If you’re not familiar with Red Titan, it’s probably because you’re not 8 years old or don’t have kids who are. He’s the superhero alter ego of a kid in Texas named Ryan Kaji, who began putting toy-unboxing videos on YouTube at age 3 and, with subsequent help from his parents, is now the lead in Ryan’s World, a loud and frenetic channel featuring Ryan and his family doing kid-type stuff such as telling ghost stories, making colorful pancakes and using the family swimming pool to explain how tsunamis form. Three years ago, the family (whose last name is actually Guan) retained Pocket.Watch to extend their brand into the non-YouTube realm, including licensed merchandise and a Nick Jr. series called Ryan’s Mystery Playdate.

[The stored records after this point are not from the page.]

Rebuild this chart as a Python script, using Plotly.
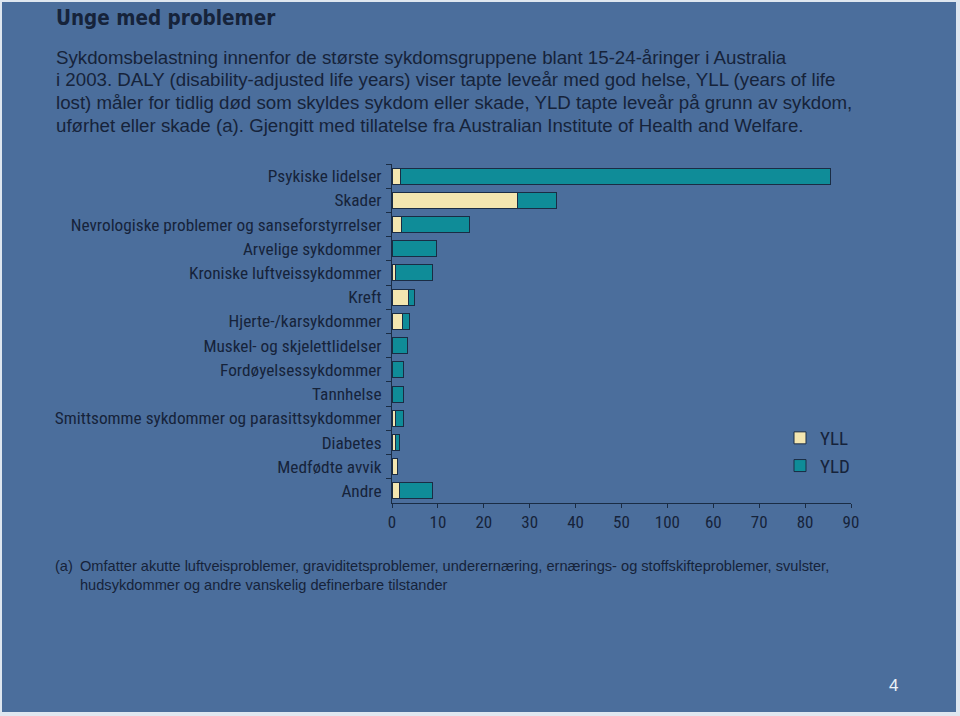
import plotly.graph_objects as go

categories = [
    "Psykiske lidelser",
    "Skader",
    "Nevrologiske problemer og sanseforstyrrelser",
    "Arvelige sykdommer",
    "Kroniske luftveissykdommer",
    "Kreft",
    "Hjerte-/karsykdommer",
    "Muskel- og skjelettlidelser",
    "Fordøyelsessykdommer",
    "Tannhelse",
    "Smittsomme sykdommer og parasittsykdommer",
    "Diabetes",
    "Medfødte avvik",
    "Andre",
]
yll = [1.8, 27.4, 2.1, 0.0, 0.8, 3.7, 2.2, 0.0, 0.0, 0.0, 0.7, 0.7, 1.1, 1.7]
yld = [93.8, 8.5, 14.8, 9.7, 8.1, 1.2, 1.7, 3.4, 2.5, 2.5, 1.8, 1.0, 0.2, 7.1]

tick_vals = [0, 10, 20, 30, 40, 50, 60, 70, 80, 90, 100]
tick_text = ["0", "10", "20", "30", "40", "50", "100", "60", "70", "80", "90"]

subtitle_lines = [
    "Sykdomsbelastning innenfor de største sykdomsgruppene blant 15-24-åringer i Australia",
    "i 2003. DALY (disability-adjusted life years) viser tapte leveår med god helse, YLL (years of life",
    "lost) måler for tidlig død som skyldes sykdom eller skade, YLD tapte leveår på grunn av sykdom,",
    "uførhet eller skade (a). Gjengitt med tillatelse fra Australian Institute of Health and Welfare.",
]
footnote_lines = [
    "Omfatter akutte luftveisproblemer, graviditetsproblemer, underernæring, ernærings- og stoffskifteproblemer, svulster,",
    "hudsykdommer og andre vanskelig definerbare tilstander",
]

W, H = 960, 716
BG = "#4b6e9c"
DARK = "#16233a"
CREAM = "#f3e6b0"
TEAL = "#0f8c98"
EDGE = "#1a2c44"
NARROW = "Liberation Sans Narrow, Arial Narrow, Roboto Condensed, sans-serif"
SANS = "Liberation Sans, Arial, sans-serif"


def px(x):
    return x / W


def py(y):
    return 1 - y / H


fig = go.Figure()
fig.add_trace(go.Bar(
    y=categories, x=yll, name="YLL", orientation="h",
    marker=dict(color=CREAM, line=dict(color=EDGE, width=1)),
))
fig.add_trace(go.Bar(
    y=categories, x=yld, name="YLD", orientation="h",
    marker=dict(color=TEAL, line=dict(color=EDGE, width=1)),
))

fig.update_layout(
    width=W, height=H,
    margin=dict(l=0, r=0, t=0, b=0, pad=0, autoexpand=False),
    paper_bgcolor="#dfe7f0",
    plot_bgcolor="rgba(0,0,0,0)",
    barmode="stack",
    bargap=0.34,
    showlegend=True,
    legend=dict(
        x=px(780), y=py(419), xanchor="left", yanchor="top",
        bgcolor="rgba(0,0,0,0)", traceorder="normal",
        font=dict(family=NARROW, size=19, color=DARK),
        itemwidth=30, tracegroupgap=2,
    ),
    xaxis=dict(
        domain=[px(392), px(851)],
        range=[0, 100],
        automargin=False,
        tickvals=tick_vals, ticktext=tick_text,
        showgrid=False, zeroline=False,
        showline=True, linecolor=EDGE, linewidth=1,
        ticks="outside", ticklen=4, tickcolor=EDGE,
        tickfont=dict(family=NARROW, size=17, color=DARK),
        anchor="y",
    ),
    yaxis=dict(
        domain=[py(503), py(164)],
        autorange="reversed",
        automargin=False,
        type="category",
        showgrid=False, zeroline=False,
        showline=True, linecolor=EDGE, linewidth=1,
        ticks="outside", ticklen=5, tickcolor=EDGE,
        tickson="boundaries",
        ticklabelstandoff=6,
        tickfont=dict(family=NARROW, size=17.3, color=DARK),
    ),
    shapes=[
        dict(type="rect", xref="paper", yref="paper",
             x0=px(2), x1=px(956), y0=py(712), y1=py(2),
             fillcolor=BG, line=dict(width=0), layer="below"),
    ],
)

annotations = [
    dict(text="<b>Unge med problemer</b>", x=px(54), y=py(18),
         font=dict(family="DejaVu Sans Condensed, sans-serif", size=20.5, color=DARK)),
    dict(text="(a)", x=px(53), y=py(566),
         font=dict(family=SANS, size=14.6, color=DARK)),
    dict(text="4", x=px(893), y=py(685), xanchor="center",
         font=dict(family=SANS, size=17, color="#eef3f8")),
]
for i, line in enumerate(subtitle_lines):
    annotations.append(dict(text=line, x=px(54), y=py(57 + 22.7 * i),
                            font=dict(family=SANS, size=18.7, color=DARK)))
for i, line in enumerate(footnote_lines):
    annotations.append(dict(text=line, x=px(78), y=py(566 + 18.5 * i),
                            font=dict(family=SANS, size=14.6, color=DARK)))

for a in annotations:
    a.setdefault("xanchor", "left")
    fig.add_annotation(xref="paper", yref="paper", yanchor="middle",
                       showarrow=False, align="left", **a)

fig.write_html(
    "out.html",
    config={"displayModeBar": False, "responsive": False},
    post_script=(
        "document.documentElement.style.margin='0';"
        "document.documentElement.style.overflow='hidden';"
        "document.body.style.margin='0';"
        "document.body.style.overflow='hidden';"
    ),
)
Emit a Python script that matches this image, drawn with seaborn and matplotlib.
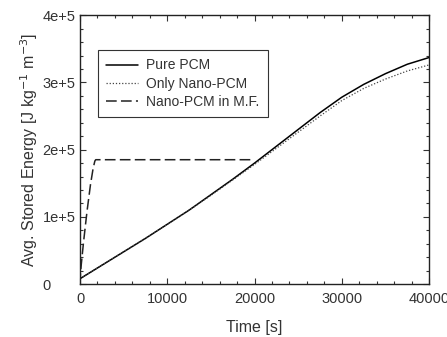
import numpy as np
import pandas as pd
import matplotlib
matplotlib.use("Agg")
import matplotlib.pyplot as plt
from matplotlib.ticker import MultipleLocator, FuncFormatter
import seaborn as sns

# values
t_pcm = [0, 2500, 5000, 7500, 10000, 12500, 15000, 17500, 20000, 22500, 25000,
         27500, 30000, 32500, 35000, 37500, 40000]
pure_pcm = [8000, 28000, 48000, 68000, 89000, 110000, 133000, 156000, 180000, 205000,
            230000, 255000, 278000, 297000, 313000, 327000, 337000]
only_nano = [8000, 28000, 48000, 68000, 89000, 110000, 132000, 155000, 178000, 202000,
             226000, 250000, 273000, 291000, 305000, 317000, 326000]

t_mf = [0, 50, 150, 400, 800, 1200, 1500, 1700, 1800, 19700]
nano_mf = [0, 15000, 30000, 62000, 108000, 148000, 172000, 183000, 185000, 185000]

sns.set_theme(style="ticks")
plt.rcParams['font.family'] = ['Liberation Sans', 'DejaVu Sans']
txt = '#333333'

fig = plt.figure(figsize=(4.47, 3.37), dpi=100)
ax = fig.add_axes([0.179, 0.157, 0.781, 0.798])

df1 = pd.DataFrame({'t': t_pcm, 'E': pure_pcm})
df2 = pd.DataFrame({'t': t_pcm, 'E': only_nano})
df3 = pd.DataFrame({'t': t_mf, 'E': nano_mf})

sns.lineplot(data=df1, x='t', y='E', ax=ax, color='black', lw=1.1, label='Pure PCM')
sns.lineplot(data=df2, x='t', y='E', ax=ax, color='#444444', lw=0.9, ls=(0, (1, 1.5)),
             label='Only Nano-PCM')
sns.lineplot(data=df3, x='t', y='E', ax=ax, color='#222222', lw=1.1, ls=(0, (7, 2.8)),
             label='Nano-PCM in M.F.')

ax.set_xlim(0, 40000)
ax.set_ylim(0, 400000)
ax.xaxis.set_major_locator(MultipleLocator(10000))
ax.xaxis.set_minor_locator(MultipleLocator(2000))
ax.yaxis.set_major_locator(MultipleLocator(100000))
ax.yaxis.set_minor_locator(MultipleLocator(20000))
ax.yaxis.set_major_formatter(FuncFormatter(lambda v, p: '0' if v == 0 else f'{int(v/1e5)}e+5'))
ax.tick_params(which='both', direction='in', top=True, right=True, colors='#333333',
               labelcolor=txt, labelsize=10.5, width=0.8)
ax.tick_params(which='major', length=4)
ax.tick_params(which='minor', length=2.5)
ax.tick_params(axis='y', which='major', pad=27)
for lab in ax.get_yticklabels():
    lab.set_horizontalalignment('left')
ax.tick_params(axis='x', which='major', pad=6)
for s in ax.spines.values():
    s.set_linewidth(1.0)
    s.set_color('#222222')

ax.set_xlabel('Time [s]', fontsize=11.5, color=txt, labelpad=10)
ax.set_ylabel('Avg. Stored Energy [J kg$^{-1}$ m$^{-3}$]', fontsize=11.5, color=txt, labelpad=2)

leg = ax.legend(loc='upper left', bbox_to_anchor=(0.052, 0.87), fontsize=10,
                frameon=True, fancybox=False, framealpha=1, edgecolor='#333333',
                handlelength=2.3, handletextpad=0.55, borderpad=0.6, labelspacing=0.3,
                borderaxespad=0)
leg.get_frame().set_linewidth(0.8)
for t in leg.get_texts():
    t.set_color(txt)

fig.savefig('out.png', dpi=100)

Some parents have expressed qualms about Ryan’s World, charging that it teaches consumerism to children under 5 by pushing name-brand toys beneath a very thin veneer of educational content. “I have deleted YouTube Kids from my child’s device because he was beginning to think that all families live like this,” said one parent on Common Sense Media, “[namely] thousands of dollars’ worth of new toys every week, parents who play with them 24/7, hours at arcades, Disney, etc.”

Objections aside, however, there’s no denying Ryan’s reach: His YouTube channel has 27 million subscribers, and Ryan’s lifetime views come in somewhere around 56 billion.

So when it came time for Tucker to convince Macy’s that Red Titan would be a recognizable character with staying power, she had the goods. But the sell still wasn’t easy, and not just because Tucker had to fly from Culver City, Calif., to New York several times for meetings. There was, simply put, no precedent for a balloon quite like this.